Our murderer has certain pretensions: he professes himself to be an artist, a force of nature, the incarnate will of the merciless city -- anything but what he is, a murderer plain and simple, with a murderer's banal insistence upon his own importance, his superiority to the herd, his peculiar genius. Marx's passing observation secures him a place on the murderer's list of intended victims, though too late to liberate the historical process from his radical ruminations. In Peter Ackroyd's new novel, "The Trial of Elizabeth Cree," where this conversation takes place, the old philosopher is not up to anything more revolutionary than an epic poem, which he works on in the mornings under the great dome of the reading room at the British Museum.
When he is not writing, Herr Marx is reading George Gissing's latest book, while Gissing himself sits a few seats away, reading his own analysis of Thomas De Quincey's essay on murder. As a young man, De Quincey spent a long, cold, miserable winter sleeping on the inhospitable streets of London, befriended only by a child and saved from death by a prostitute. "That is why," Gissing concludes, "the city and his suffering within it became -- if we may borrow a phrase from that great modern poet Charles Baudelaire -- the landscape of his imagination."

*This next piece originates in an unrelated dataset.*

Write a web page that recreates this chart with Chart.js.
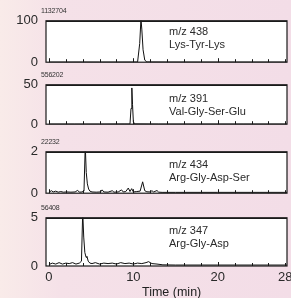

And so it is for Peter Ackroyd as well. Victorian London, in all its awful, teeming, endless variety, with its dark alleyways peopled by criminals, beggars and children, its unbreathable air, its pea-soup smog, its carriages rattling along streets lined with prostitutes, its weary laborers filing out for a pint at the end of a mind-numbing day, its warm, smoke-filled theaters, its cool, airy, quiet museum library, its actors, its murderers, its writers, its intellectuals -- all of this erupts from Mr. Ackroyd's overheated imagination with the hectic, insistent reality of a nightmare. He cannot look away until he wakes up, and neither can we.